After doing more research into how the Pi-hole data is being stored, it seems that I could simply export a SQL DB and have access to granular information about when, where, why and how I visited certain websites. As well as the volume of requests, associated IPs and much more.

This post might as well be #001 for this interesting research project, as I suspect I’ll be returning to the idea of using a Pi-hole DNS device for gathering (essentially) my entire lifestyle Online, and then analyzing the data for trends. If I’m correct, the potential(s) here is strong.

Thoughts?

Can you explain your experiment? Experiment isnt just about collecting a data. It’s about formulate a question / idea at first. What question you want to be answered? If answer doesnt lead to decisions, that’s not too much about QS, it’s just collecting data for fun…
Also there is a lot of questions raise as you start experiment: How much data to collect? Do i need to blind myself? What’s best accurate/convinient way to measure variable of interest? What’s effect size i’m looking for my outcome variable? How to analyse collected data? Do i need to take out outliers? Can i use correlation or regression analysis on my data? Do i need to account for multiple comparisons? etc

4 posts were merged into an existing topic: Experiments in Self-Research

I should not have originally described this research project as an “experiment”. My interest in tracking personal Internet usage data isn’t about formally experimenting using the scientific method. This undertaking is ultimately about growing my mindfulness practice as a Technologist.

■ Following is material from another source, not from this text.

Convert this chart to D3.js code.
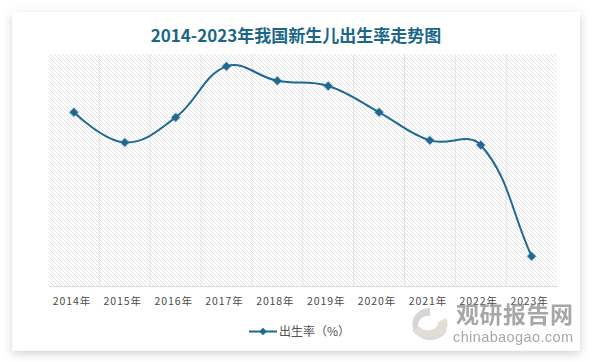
<!DOCTYPE html>
<html><head><meta charset="utf-8">
<script src="https://cdn.jsdelivr.net/npm/d3@7"></script>
<style>
html,body{margin:0;padding:0;background:#fff;}
svg{display:block;}
</style></head>
<body>
<svg id="c" width="592" height="362"></svg>
<script>
const title = "2014-2023年我国新生儿出生率走势图";
const years = ["2014年","2015年","2016年","2017年","2018年","2019年","2020年","2021年","2022年","2023年"];
const birthRate = [11.74,10.57,11.54,13.52,12.96,12.76,11.74,10.65,10.47,6.15];
const seriesName = "出生率（%）";

// smooth curve (distance-weighted bezier)
function smoothCurve(context){
  let pts;
  return {
    areaStart(){}, areaEnd(){},
    lineStart(){ pts = []; },
    point(x,y){ pts.push([+x,+y]); },
    lineEnd(){
      const n = pts.length, s = 0.4;
      if(!n) return;
      context.moveTo(pts[0][0], pts[0][1]);
      let cp0 = pts[0].slice();
      for(let i=1;i<n;i++){
        const p = pts[i], prev = pts[i-1], next = pts[Math.min(i+1,n-1)];
        const vx = next[0]-prev[0], vy = next[1]-prev[1];
        const l0 = Math.hypot(p[0]-prev[0], p[1]-prev[1]);
        const l1 = Math.hypot(next[0]-p[0], next[1]-p[1]);
        const r = (l0+l1) ? l1/(l0+l1) : 0;
        const cp1 = [p[0]-vx*s*(1-r), p[1]-vy*s*(1-r)];
        context.bezierCurveTo(cp0[0],cp0[1],cp1[0],cp1[1],p[0],p[1]);
        cp0 = [p[0]+vx*s*r, p[1]+vy*s*r];
      }
    }
  };
}

const W = 592, H = 362;
const svg = d3.select("#c");
const defs = svg.append("defs");
const f = defs.append("filter").attr("id","sh").attr("x","-10%").attr("y","-10%").attr("width","120%").attr("height","125%");
f.append("feDropShadow").attr("dx",0).attr("dy",3).attr("stdDeviation",5).attr("flood-color","#000").attr("flood-opacity",0.18);
const pat = defs.append("pattern").attr("id","hatch").attr("patternUnits","userSpaceOnUse")
  .attr("width",4).attr("height",4);
pat.append("rect").attr("width",4).attr("height",4).attr("fill","#fff");
pat.append("path").attr("d","M-1,-1 L5,5 M-1,3 L1,5 M3,-1 L5,1").attr("stroke","#e0e0e0").attr("stroke-width",0.9);

svg.append("rect").attr("x",12.5).attr("y",12).attr("width",567.5).attr("height",338.5)
  .attr("fill","#fff").attr("filter","url(#sh)");

svg.append("text").attr("x",296).attr("y",42).attr("text-anchor","middle")
  .attr("font-family","'Noto Sans CJK SC'").attr("font-weight","bold").attr("font-size",17)
  .attr("fill","#1c6689").text(title);

const m = {l:48.5, r:557, t:54, b:286};
const x = d3.scaleBand().domain(years).range([m.l, m.r]);
const y = d3.scaleLinear().domain([5,14]).range([m.b, m.t]);

svg.append("rect").attr("x",m.l).attr("y",m.t).attr("width",m.r-m.l).attr("height",m.b-m.t).attr("fill","url(#hatch)");

svg.append("g").selectAll("line").data(years.slice(1)).join("line")
  .attr("x1",d=>x(d)).attr("x2",d=>x(d)).attr("y1",m.t).attr("y2",m.b)
  .attr("stroke","#e4e4e4").attr("stroke-width",1);

const ax = svg.append("g").attr("transform",`translate(0,${m.b})`)
  .call(d3.axisBottom(x).tickSize(0).tickPadding(12));
ax.select(".domain").attr("stroke","#dcdcdc");
ax.selectAll("text").attr("font-family","'Noto Sans CJK SC'").attr("font-size",10.5)
  .attr("fill","#4a4a4a").attr("letter-spacing",0.9).attr("dx",-2);

const cx = d => x(d) + x.bandwidth()/2;
const line = d3.line().x((d,i)=>cx(years[i])).y(d=>y(d)).curve(smoothCurve);
const col = "#1f6891";
svg.append("path").datum(birthRate).attr("d",line).attr("fill","none").attr("stroke",col).attr("stroke-width",2);

const dia = (px,py,r) => `M${px},${py-r}L${px+r},${py}L${px},${py+r}L${px-r},${py}Z`;
svg.append("g").selectAll("path").data(birthRate).join("path")
  .attr("d",(d,i)=>dia(cx(years[i]), y(d), 4.2)).attr("fill",col)
  .attr("stroke",col).attr("stroke-opacity",0.35).attr("stroke-width",1.5);

// legend
const lg = svg.append("g");
lg.append("line").attr("x1",249).attr("x2",277).attr("y1",331.5).attr("y2",331.5).attr("stroke",col).attr("stroke-width",2);
lg.append("path").attr("d",dia(263,331.5,3.8)).attr("fill",col);
lg.append("text").attr("x",279).attr("y",336).attr("font-family","'Noto Sans CJK SC'").attr("font-size",12)
  .attr("fill","#555").text(seriesName);

// watermark
const wm = svg.append("g").attr("opacity",0.75);
wm.append("path").attr("d","M430,308 A18,16 0 1,0 447,330 L438,326 A10,9 0 1,1 430,316 Z").attr("fill","#c9c9c9");
wm.append("path").attr("d","M412,330 A18,14 0 0,0 446,318 L438,322 A10,8 0 0,1 420,327 Z").attr("fill","#d8d4cc");
wm.append("text").attr("x",456).attr("y",323).attr("font-family","'Noto Sans CJK SC'").attr("font-weight","bold")
  .attr("font-size",23).attr("fill","#8a8a8a").attr("textLength",117).text("观研报告网");
wm.append("text").attr("x",453).attr("y",342).attr("font-family","'Liberation Sans'")
  .attr("font-size",14.5).attr("fill","#8a8a8a").attr("textLength",120).text("chinabaogao.com");
</script>
</body></html>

@bretbernhoft I didn’t know much about the Pi-hole, so I did a little reading and found this post, which gave me a small window in the data that’s being stored and could be analyzed. : Pi-hole: 3 years later.

1 Like

Thank you. That’s exactly the kind of thing I’m looking to do. If I do return to this, I’ll make sure to share the findings here.

I wasn’t totally clear on the data collected, is it top level DNS data only?

The information being tracked (as far as I’m aware) includes IP address(es), client data, IPv4 vs IPv6, domain(s) queried, status, replies and actions. So there’s a bunch of data automatically being tracked by the Pi-hole that any user/owner of one can work with over a given period of time.

With that said, it will be interesting to see which websites I will visit and when, graphed as a bar chart with volume over time.

I have an idea of what most of this will look like, but not “actions.” What are those?

Whether the DNS request was “whitelisted” or “blacklisted”. In other words, whether the Pi-hole allowed or disallowed the lookup.

1 Like

Hey Bret, I’m curious if you have continued this project @bretbernhoft

1 Like

Hey there @Connor_Parish! Thank you for your post. Yes, I have continued this project. It’s been an interesting ride.

Cool! I plan on starting a similar project using Pi-Hole. Would greatly appreciate any insights!

@Connor_Parish, the most important insight I can offer is to simply ensure that you have “logging enabled” on your Raspberry Pi device. This might sound mundane, but not doing so was a mistake I made a couple of times while experimenting. Similarly, make sure that you have a reliable power source for your Raspberry Pi, as the device is quite sensitive to interruptions.

Depending on your objectives and how much data logging you’re planning on doing, it would be wise to be intentional about the number of domains that you keep/maintain in your blocklist. As that variable will determine the outcome(s) for many your other datapoints.

It’s also important to be somewhat familiar with how a computer network operates. I’d assume that you already have some knowledge of LANs, but in case you don’t, here is a video that introduced me to the basics:

I hope this information helps you in your Raspberry Pi (Pi-hole) project. If you have any specific questions about how to accomplish anything, feel free to ask here. I am happy to provide whatever insights I can. I hope you are successful in your efforts. Have fun!

2 Likes

This is the beginning of a weekend long project. I just downloaded 91 days of DNS queries from my Raspberry Pi installation of Pi-hole. 1,327,709 in total. That is what you see displayed above; the relative query volume beginning on November 19th, 2023 up until today, February 17th, 2024.

As a result I have 150 MB of data to process and analyze. And, if it’s cool with everyone, I would love to continue sharing the results. The potential for self-quantification here is rather intriguing.

2 Likes

This visualization is similar to the other graph that I shared earlier/above. But instead of being the total DNS queries for a given 24 hour period (over 91 days) as a single line, we’re looking at a streamgraph featuring the number of DNS queries made for the top one hundred TLDs during the same time frame.

I’ve quickly reached a place with this self-quantification project, that I am now focused on making all of the tools I’ve built available in a repo on GitHub. When that is available, I will share a link to it here.

And as one last data visualization, here is an example of the most popular hours of the day, at which I have visited one of my favorite websites.

1 Like

Well, I am a until now silent, but interested reader.

1 Like

Hello @Heikophilo. Thank you for your interest in this little project.

I have all sorts of visualizations, based on the original data I downloaded last Friday. Here, for example, are all of the YouTube subdomains that I have visited over the past few months.

Is there any sort of data analysis in particular that you would like to learn more about or see graphed?

I am interested in people, including myself. I learn a lot about myself by observing what I do and like to do. In this vein, I would be curious to know which topics you were most interested in. That would require mapping your visits data onto a librarian´s scheme or an ontology - which is quite a hard problem.
My impulse is to give DNS queries some meaning.